Reiterating the questions I'd asked in my post back in late 2009, I'd be curious to get feedback on others' experiences when Low.

- How often you do/have had these happen (maybe pre-CGM days, if applicable)?
- Stories that stand out, for better or worse?
- Worst (most dangerous) examples?
- What brought you out of that reaction?
- Scariest part - the dream state, emotions, guilty, etc?
- Lessons learned?
- Whatever else might be pertinent, relevant, or randomly of interest

Whatever our experiences might be like, hopefully they are few and far between. And, you know, the aliens and robots don't really take control of us.

Comments

Bennet said…
There is wisdom here but it ain't from me.

This on the other hand is brilliant:
"It's just that your father is much bigger than me and can easily sit on me and keep me down to cram stuff in my throat. It was easier when you were small and I could sit on you to get juice down you. Once you became as big as me, it became much more difficult."
Hi Mike

Fascinating post. I learned a lot because I assumed that most diabetics experienced hypos the way that I do, which is pretty low key compared to some of your reactions. I have never needed medical assistance with hypos in almost 19 years of diabetes which probably reinforces that my reaction is normally low key.
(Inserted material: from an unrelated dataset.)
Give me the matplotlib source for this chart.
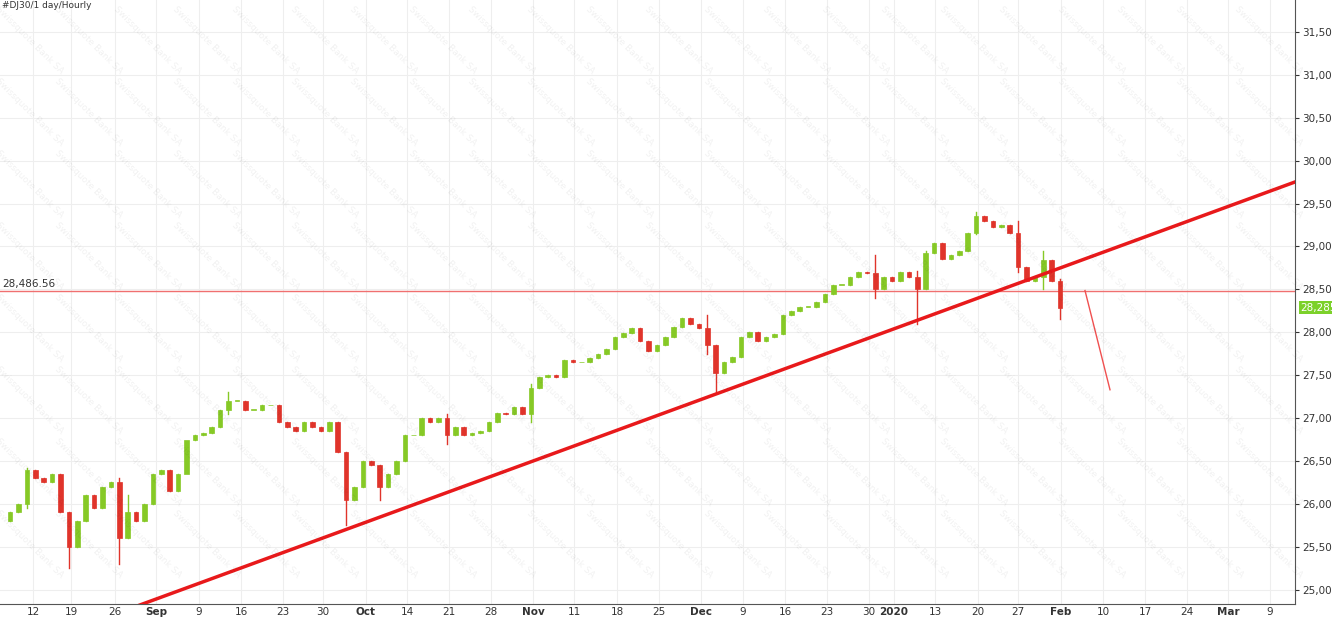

Some hypos that stick out in my mind:
- night hypo in Anaheim after an international flight from New Zealand. My wife had to wake me, I didn't know who she was and asked her if I flew there with her.
- recent night hypos where I have insane semi-conscious dreams that someone else is (or another part of me is) low on blood sugar and the first part of me needs to convince me to get up. A couple of times I have gotten up subconsciously and started having jellybeans when consciously I still haven't fully grasped what is happening.
- I have had tighter control recently so I am also starting to get insanely low blood sugar levels like yesterday's 1.4 mmol/L / 25 mg/dL and I am still standing and feeling just moderately low. In the past when my control has not been as tight, a low at this level would have had me off my feet with sweat pooring off me.
- A recent low at work where I was in a conversation with someone who wouldn't stop talking and I was low and I could feel myself getting lower and lower. When I felt jolts going through the back of the inside of my head, I backed out of the conversation and sorted myself out. I've never had jolts before and I feel that this is probably the closest I have gotten to being unconscious due to low blood sugar.
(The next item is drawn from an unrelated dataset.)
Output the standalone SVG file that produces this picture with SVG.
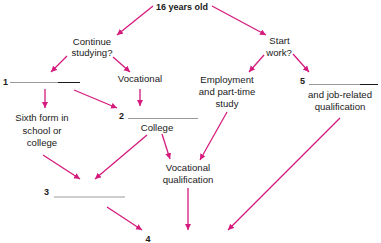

Anyway great post. Thanks for posting it.
victoria said…
I've had six seizures from low blood sugar. No one told us that would happen -- we learned the hard way. The paramedics weren't always called, buy my mom always was. :) Thanks for posting this. People often think seizures is a sign of poor control, but it's actually the opposite. The tighter control, the better chance for lows. And by the way, I love your mom. The sitting on you part was hysterical!!
Kelly C. said…
That is really interesting, I agree with Brendon Livingstone that my lows are very mild compared to others, I don't recall ever fighting anyone usually I keep really good composure and sometimes don't even low if I am 35 . I would say the worst low I had was when I was working in a doctors office and I could feel my level dropping rapidly while I was trying to check a patient in, I had to excuse myself and run into the break room and get something really fast, during this time I sat down and the walls started swirling, it was pretty scary.

Most of the time those who are close to me can tell I am low when I get moody or if I can't finish my thoughts. Nice post.
Kerri. said…
Diabetes varies. Lows vary. The whole thing is chaos. But I'm glad we're in this together. Solidarity helps, don't you think?
Carol said…
Casey's bad lows have happened after her bedtime. Scary stuff buecause of just get a feeling (nudge from God) to go check her, 33, 31, 27.. ugh. Moderate lows, and flucuating lows/highs have her not distinguishing well if she's low/high. Spacy, limp, squishy are words my 8yo discribes lows. I'm very thankful to know that the DOC is/will be available for her as she ages. Great source of encouragement and info!